Select from the records below every line that has the word "seaborn" in it.

## START

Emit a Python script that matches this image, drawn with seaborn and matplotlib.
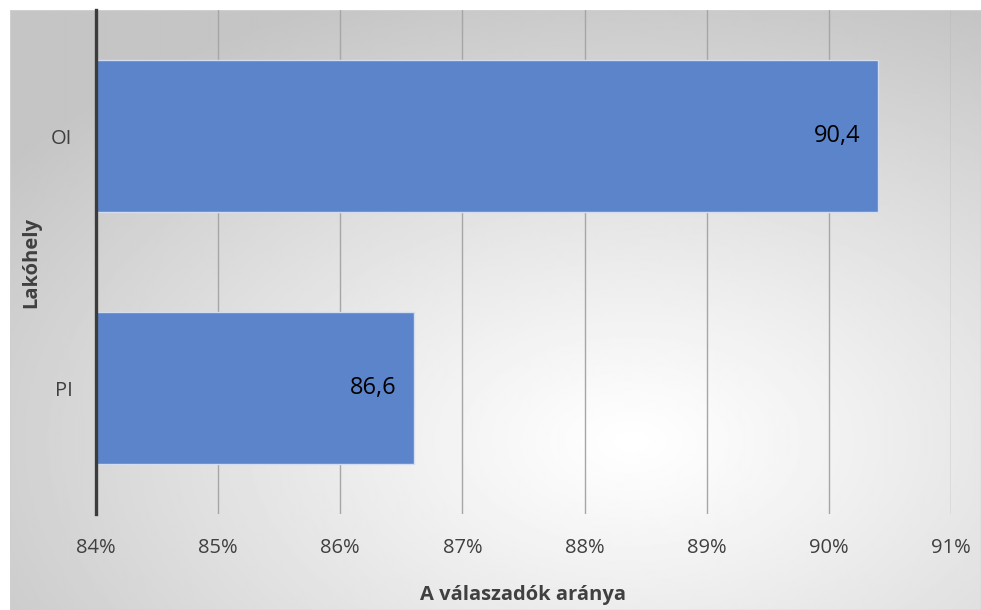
import numpy as np
import matplotlib
matplotlib.use('Agg')
import matplotlib.pyplot as plt
import seaborn as sns
import pandas as pd
from matplotlib.patches import Rectangle

categories = ['OI', 'PI']
values = [90.4, 86.6]
value_labels = ['90,4', '86,6']
xticks = [84, 85, 86, 87, 88, 89, 90, 91]
xtick_labels = ['84%', '85%', '86%', '87%', '88%', '89%', '90%', '91%']
x_title = 'A válaszadók aránya'
y_title = 'Lakóhely'

sns.set_theme(style='white')
plt.rcParams['font.family'] = ['Open Sans', 'DejaVu Sans']

W, H = 981, 610
fig = plt.figure(figsize=(W / 100, H / 100), dpi=100)
fig.patch.set_facecolor('white')

# gradient background
bg = fig.add_axes([10 / W, 0, 1 - 10 / W, 1 - 10 / H], zorder=0)
ny, nx = 300, 485
yy, xx = np.mgrid[0:1:ny * 1j, 0:1:nx * 1j]
d = np.sqrt(((xx - 0.64) * 1.0) ** 2 + ((yy - 0.72) * 1.0) ** 2)
v = 1 - 0.23 * np.clip(d / 0.8, 0, 1) ** 1.1
bg.imshow(v, cmap='gray', vmin=0, vmax=1, aspect='auto', extent=[0, 1, 0, 1], interpolation='bilinear')
bg.set_xlim(0, 1)
bg.set_ylim(0, 1)
bg.axis('off')
bg.add_patch(Rectangle((0, 0), 1, 1, transform=bg.transAxes, fill=False, edgecolor='#cfcfcf', lw=1.0))

ax = fig.add_axes([96 / W, 1 - 514 / H, (951 - 96) / W, (514 - 10) / H], zorder=1)
ax.patch.set_alpha(0)

df = pd.DataFrame({'cat': categories, 'val': values})
sns.barplot(data=df, x='val', y='cat', orient='h', color='#5B84CB', saturation=1,
            width=0.6, edgecolor='#d3ddf0', linewidth=1.0, ax=ax, zorder=3)

ax.set_xlim(84, 91)
ax.set_ylim(1.5, -0.5)
ax.set_xticks(xticks)
ax.set_xticklabels(xtick_labels)
ax.xaxis.grid(True, color='#a6a6a6', lw=1.0, zorder=0)
ax.set_axisbelow(True)
ax.tick_params(axis='x', length=0, pad=17, labelsize=14.5, labelcolor='#404040')
ax.tick_params(axis='y', length=0, pad=17, labelsize=14.5, labelcolor='#404040')

for s in ['top', 'right', 'bottom']:
    ax.spines[s].set_visible(False)
ax.spines['left'].set_color('#3c3c3c')
ax.spines['left'].set_linewidth(2.4)
ax.spines['left'].set_zorder(5)

for i, (val, lab) in enumerate(zip(values, value_labels)):
    ax.text(val - 0.14, i, lab, ha='right', va='center', fontsize=17, color='black', zorder=6)

ax.set_xlabel(x_title, fontsize=14.5, fontweight='bold', color='#404040', labelpad=20)
ax.set_ylabel(y_title, fontsize=14.5, fontweight='bold', color='#404040', labelpad=7)

fig.savefig('out.png', dpi=100)
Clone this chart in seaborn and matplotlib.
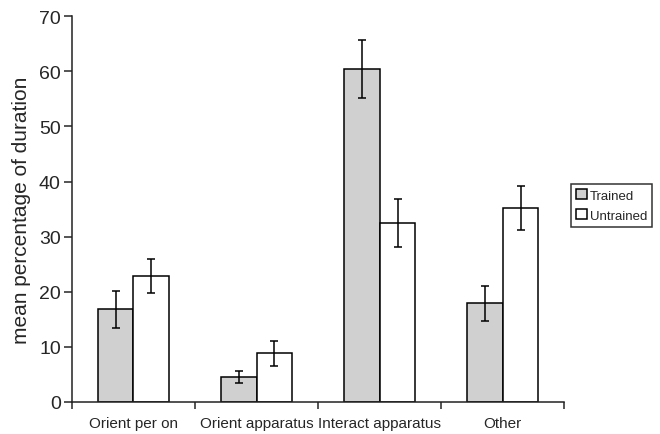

## END

- [Response for this exercise]:
Emit a Python script that matches this image, drawn with seaborn and matplotlib.
import seaborn as sns
Clone this chart in seaborn and matplotlib.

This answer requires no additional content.